+++ RECORD LIST +++

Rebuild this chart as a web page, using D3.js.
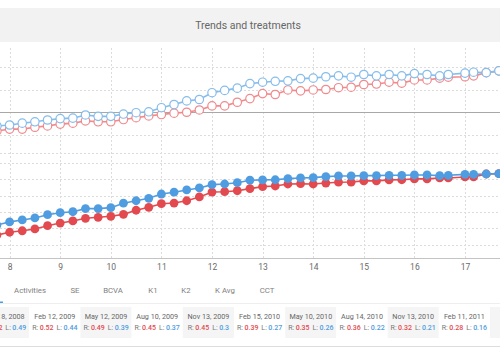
<!DOCTYPE html>
<html>
<head>
<meta charset="utf-8">
<script src="https://cdn.jsdelivr.net/npm/d3@7"></script>
<style>
  body { margin: 0; background: #fff; font-family: Roboto, "Open Sans", sans-serif; }
  svg { display: block; }
</style>
</head>
<body>
<svg id="chart" width="500" height="350"></svg>
<script>
// ages (years) of each measurement
const ages = [7.75, 8, 8.25, 8.5, 8.75, 9, 9.25, 9.5, 9.75, 10, 10.25, 10.5, 10.75, 11, 11.25, 11.5, 11.75, 12, 12.25, 12.5, 12.75,
  13, 13.25, 13.5, 13.75, 14, 14.25, 14.5, 14.75, 15, 15.25, 15.5, 15.75, 16, 16.25, 16.5, 16.67, 17, 17.17, 17.42, 17.67, 17.92];

// upper panel (open circles)
const upperL = [23.20, 23.22, 23.26, 23.29, 23.33, 23.36, 23.37, 23.44, 23.41, 23.41, 23.46, 23.49, 23.51, 23.60, 23.67, 23.75, 23.78, 23.93, 23.98, 24.03, 24.13,
  24.16, 24.18, 24.19, 24.24, 24.25, 24.28, 24.30, 24.27, 24.33, 24.30, 24.33, 24.30, 24.35, 24.33, 24.30, 24.33, 24.36, 24.38, 24.37, 24.41, 24.43];
const upperR = [23.09, 23.13, 23.13, 23.17, 23.20, 23.24, 23.26, 23.31, 23.29, 23.29, 23.34, 23.38, 23.42, 23.45, 23.48, 23.50, 23.55, 23.64, 23.64, 23.72, 23.80,
  23.91, 23.89, 23.99, 23.97, 23.99, 24.00, 24.04, 24.05, 24.11, 24.12, 24.16, 24.14, 24.21, 24.21, 24.25, 24.27, 24.28, 24.30, 24.37, 24.41, 24.43];

// lower panel (filled circles)
const lowerL = [-3.79, -3.60, -3.48, -3.36, -3.16, -3.04, -2.98, -2.79, -2.79, -2.73, -2.46, -2.31, -2.16, -1.90, -1.79, -1.65, -1.53, -1.33, -1.29, -1.21, -1.06,
  -1.04, -1.03, -0.96, -0.92, -0.90, -0.84, -0.80, -0.80, -0.78, -0.78, -0.76, -0.76, -0.74, -0.74, -0.78, -0.76, -0.70, -0.70, -0.68, -0.66, -0.64];
const lowerR = [-4.40, -4.23, -4.14, -4.03, -3.83, -3.67, -3.54, -3.38, -3.32, -3.26, -3.14, -2.89, -2.71, -2.49, -2.45, -2.31, -2.08, -1.78, -1.76, -1.70, -1.57,
  -1.45, -1.41, -1.29, -1.27, -1.29, -1.23, -1.18, -1.17, -1.10, -1.10, -1.04, -1.03, -0.98, -0.98, -0.92, -0.92, -0.86, -0.86, -0.68, -0.66, -0.64];

const xTicks = [8, 9, 10, 11, 12, 13, 14, 15, 16, 17];
const upperTicks = [23, 24, 24.5];
const upperRef = 23.5;
const lowerTicks = [-5, -4, -3, -2, -1, 0];

const tabs = ["Activities", "SE", "BCVA", "K1", "K2", "K Avg", "CCT"];

const visitDates = ["Nov 18, 2008", "Feb 12, 2009", "May 12, 2009", "Aug 10, 2009", "Nov 13, 2009", "Feb 15, 2010",
  "May 10, 2010", "Aug 14, 2010", "Nov 13, 2010", "Feb 11, 2011"];
const visitR = ["0.52", "0.52", "0.49", "0.45", "0.45", "0.39", "0.35", "0.36", "0.32", "0.28"];
const visitL = ["0.49", "0.44", "0.39", "0.37", "0.3", "0.27", "0.26", "0.22", "0.21", "0.16"];

const blue = "#4f9de0", red = "#e34a4f";
const blueLight = "#86bdec", redLight = "#f08a8c";

const svg = d3.select("#chart");

// title bar
svg.append("rect").attr("x", 0).attr("y", 8).attr("width", 500).attr("height", 34).attr("fill", "#f2f2f2");
svg.append("text").attr("x", 248).attr("y", 28.5).attr("text-anchor", "middle")
  .attr("font-size", 10.5).attr("fill", "#666").text("Trends and treatments");

const x = d3.scaleLinear().domain([8, 17]).range([9.6, 465]);
const yUp = d3.scaleLinear().domain([22.6, 25]).range([153.2, 44]);
const yLow = d3.scaleLinear().domain([-5.8, 0.6]).range([258, 153]);

const grid = svg.append("g").attr("stroke", "#dcdcdc").attr("stroke-dasharray", "2,2").attr("stroke-width", 1);
grid.selectAll(".v").data(xTicks).join("line")
  .attr("x1", d => Math.round(x(d)) + 0.5).attr("x2", d => Math.round(x(d)) + 0.5)
  .attr("y1", 48).attr("y2", 258);
grid.selectAll(".hu").data(upperTicks).join("line")
  .attr("x1", 0).attr("x2", 500)
  .attr("y1", d => Math.round(yUp(d)) + 0.5).attr("y2", d => Math.round(yUp(d)) + 0.5);
grid.selectAll(".hl").data(lowerTicks).join("line")
  .attr("x1", 0).attr("x2", 500)
  .attr("y1", d => Math.round(yLow(d)) + 0.5).attr("y2", d => Math.round(yLow(d)) + 0.5);
// boundary between the two panels
grid.append("line").attr("x1", 0).attr("x2", 500).attr("y1", 153.5).attr("y2", 153.5);

// reference line in upper panel
svg.append("line").attr("x1", 0).attr("x2", 500)
  .attr("y1", Math.round(yUp(upperRef)) + 0.5).attr("y2", Math.round(yUp(upperRef)) + 0.5)
  .attr("stroke", "#a8a8a8").attr("stroke-width", 1);

// x axis
const xAxis = svg.append("g").attr("transform", "translate(0,258)")
  .call(d3.axisBottom(x).tickValues(xTicks).tickSize(0).tickPadding(6).tickFormat(d3.format("d")));
xAxis.select(".domain").remove();
xAxis.selectAll("text").attr("font-size", 8.5).attr("fill", "#6a6a6a").attr("font-family", "Roboto");
svg.append("line").attr("x1", 0).attr("x2", 500).attr("y1", 258.5).attr("y2", 258.5).attr("stroke", "#c4c4c4");

function drawSeries(values, yScale, color, light, open) {
  const pts = ages.map((a, i) => [a, values[i]]);
  const line = d3.line().x(d => x(d[0])).y(d => yScale(d[1]));
  const g = svg.append("g");
  g.append("path").datum(pts).attr("d", line).attr("fill", "none")
    .attr("stroke", open ? light : color).attr("stroke-width", 1.6);
  g.selectAll("circle").data(pts).join("circle")
    .attr("cx", d => x(d[0])).attr("cy", d => yScale(d[1])).attr("r", open ? 4.2 : 4.4)
    .attr("fill", open ? "#fff" : color)
    .attr("stroke", open ? light : color).attr("stroke-width", open ? 1.2 : 0);
}

drawSeries(upperR, yUp, red, redLight, true);
drawSeries(upperL, yUp, blue, blueLight, true);
drawSeries(lowerR, yLow, red, redLight, false);
drawSeries(lowerL, yLow, blue, blueLight, false);

// tabs
const tabX = [30, 75, 113, 153, 186, 225, 267];
svg.append("g").selectAll("text").data(tabs).join("text")
  .attr("x", (d, i) => tabX[i]).attr("y", 293).attr("text-anchor", "middle")
  .attr("font-size", 7.8).attr("fill", "#808080").text(d => d);
svg.append("line").attr("x1", 0).attr("x2", 500).attr("y1", 303.5).attr("y2", 303.5).attr("stroke", "#eeeeee");
svg.append("rect").attr("x", 0).attr("y", 301.5).attr("width", 3).attr("height", 1.5).attr("fill", blue);

// visit cards (one extra background cell is cut by the right edge)
const cellW = 51.2;
svg.append("g").selectAll("rect").data(d3.range(visitDates.length + 1)).join("rect")
  .attr("x", i => -22 + i * cellW).attr("y", 307).attr("width", cellW).attr("height", 31)
  .attr("fill", i => i % 2 === 0 ? "#f5f5f5" : "#fff");
const cards = svg.append("g").selectAll("g").data(visitDates).join("g")
  .attr("transform", (d, i) => `translate(${-22 + i * cellW + cellW / 2},0)`);
cards.append("text").attr("x", 0).attr("y", 319).attr("text-anchor", "middle")
  .attr("font-size", 7.2).attr("fill", "#666").text(d => d);
const vals = cards.append("text").attr("x", 0).attr("y", 330).attr("text-anchor", "middle")
  .attr("font-size", 7);
vals.append("tspan").attr("fill", "#777").text("R:");
vals.append("tspan").attr("dx", 1.5).attr("fill", red).attr("font-weight", 500).text((d, i) => visitR[i]);
vals.append("tspan").attr("dx", 3).attr("fill", "#777").text("L:");
vals.append("tspan").attr("dx", 1.5).attr("fill", blue).attr("font-weight", 500).text((d, i) => visitL[i]);
svg.append("line").attr("x1", 0).attr("x2", 500).attr("y1", 346.5).attr("y2", 346.5).attr("stroke", "#dddddd");
</script>
</body>
</html>
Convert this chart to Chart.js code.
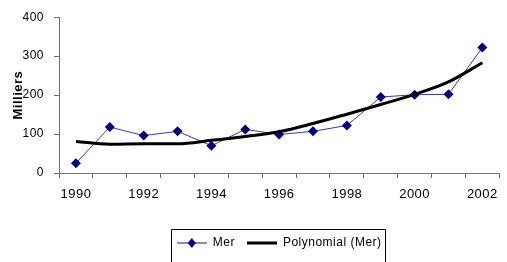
<!DOCTYPE html>
<html><head><meta charset="utf-8">
<script src="https://cdn.jsdelivr.net/npm/chart.js@4.4.1/dist/chart.umd.min.js"></script>
<style>html,body{margin:0;padding:0;background:#fff;overflow:hidden}#wrap{width:507px;height:262px}</style>
</head><body><div id="wrap"><canvas id="c" width="507" height="262"></canvas></div>
<script>
const years = ['1990','1991','1992','1993','1994','1995','1996','1997','1998','1999','2000','2001','2002'];
const merValues = [25, 118, 96, 107, 70, 112, 99, 107, 122, 195, 201, 202, 322];
const trendValues = [81, 74, 75, 75, 84, 94, 106, 127, 151, 176, 202, 234, 283];
const yTickMin = 0, yTickMax = 400, yTickStep = 100;
const seriesNames = ['Mer', 'Polynomial (Mer)'];
const yTitle = 'Milliers';

const FONT = "'Liberation Sans Narrow', 'Arial Narrow', 'Liberation Sans', sans-serif";
Chart.defaults.font.family = FONT;
Chart.defaults.color = '#000';

function symbol(kind) {
  const c = document.createElement('canvas');
  c.width = 30; c.height = 12;
  const g = c.getContext('2d');
  if (kind === 0) {
    g.strokeStyle = '#3b3ba8'; g.lineWidth = 1.2;
    g.beginPath(); g.moveTo(0, 6); g.lineTo(30, 6); g.stroke();
    g.fillStyle = '#000080';
    g.beginPath(); g.moveTo(15, 1); g.lineTo(19, 6); g.lineTo(15, 11); g.lineTo(11, 6); g.closePath(); g.fill();
  } else {
    g.strokeStyle = '#000'; g.lineWidth = 3;
    g.beginPath(); g.moveTo(0, 6); g.lineTo(30, 6); g.stroke();
  }
  return c;
}

const spacingPlugin = {
  id: 'spacing',
  beforeLayout(chart) { chart.ctx.letterSpacing = '0.5px'; },
  beforeDraw(chart) { chart.ctx.letterSpacing = '0.5px'; }
};
const legendBorder = {
  id: 'legendBorder',
  afterDraw(chart) {
    const hb = chart.legend && chart.legend.legendHitBoxes;
    if (!hb || !hb.length) return;
    let l = Infinity, r = -Infinity, t = Infinity;
    hb.forEach(b => { l = Math.min(l, b.left); r = Math.max(r, b.left + b.width); t = Math.min(t, b.top); });
    const ctx = chart.ctx;
    ctx.save();
    ctx.strokeStyle = '#000'; ctx.lineWidth = 1;
    ctx.beginPath();
    ctx.moveTo(Math.round(l - 6) + 0.5, chart.height + 2);
    ctx.lineTo(Math.round(l - 6) + 0.5, Math.round(t - 8) + 0.5);
    ctx.lineTo(Math.round(r + 3) + 0.5, Math.round(t - 8) + 0.5);
    ctx.lineTo(Math.round(r + 3) + 0.5, chart.height + 2);
    ctx.stroke();
    ctx.restore();
  }
};

new Chart(document.getElementById('c'), {
  type: 'line',
  data: {
    labels: years,
    datasets: [
      { label: seriesNames[0], data: merValues, borderColor: '#3b3ba8', borderWidth: 1,
        pointStyle: 'rectRot', pointRadius: 5, pointBackgroundColor: '#000080', pointBorderColor: '#000080',
        pointBorderWidth: 0, tension: 0, order: 2 },
      { label: seriesNames[1], data: trendValues, borderColor: '#000', borderWidth: 3,
        pointRadius: 0, tension: 0.4, cubicInterpolationMode: 'monotone', order: 1 }
    ]
  },
  options: {
    responsive: false,
    animation: false,
    layout: { padding: { top: 17, left: 0, right: 0, bottom: 3 } },
    plugins: {
      tooltip: { enabled: false },
      legend: {
        position: 'bottom', fullSize: false,
        labels: {
          usePointStyle: true, pointStyleWidth: 30, boxHeight: 10, padding: 12,
          font: { size: 12 }, color: '#000',
          generateLabels() {
            return seriesNames.map((n, i) => ({ text: n, pointStyle: symbol(i), fillStyle: '#000', strokeStyle: '#000', lineWidth: 0, hidden: false, datasetIndex: i, fontColor: '#000' }));
          }
        }
      }
    },
    scales: {
      x: {
        type: 'category', offset: true,
        grid: { offset: true, drawOnChartArea: false, drawTicks: true, tickLength: 5, color: '#707070' },
        border: { display: true, color: '#707070' },
        ticks: { autoSkip: false, maxRotation: 0, minRotation: 0, padding: 9, font: { size: 13 },
          callback(v, i) { return i % 2 === 0 ? this.getLabelForValue(v) : ''; } },
        afterFit(s) { s.height = 52; }
      },
      y: {
        min: yTickMin, max: yTickMax,
        ticks: { stepSize: yTickStep, padding: 10, font: { size: 12 } },
        grid: { drawOnChartArea: false, drawTicks: true, tickLength: 5, color: '#707070' },
        border: { display: true, color: '#707070' },
        title: { display: true, text: yTitle, font: { size: 13, weight: 'bold' }, padding: { top: 11, bottom: 0 } },
        afterFit(s) { s.width = 59; }
      }
    }
  },
  plugins: [spacingPlugin, legendBorder]
});
</script></body></html>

+++

● **GIVEN PROBLEM**
The word "this" may appear on some lines of these records; state how many such lines there are, and nothing else.

● **THE COMPLETED TASK**
3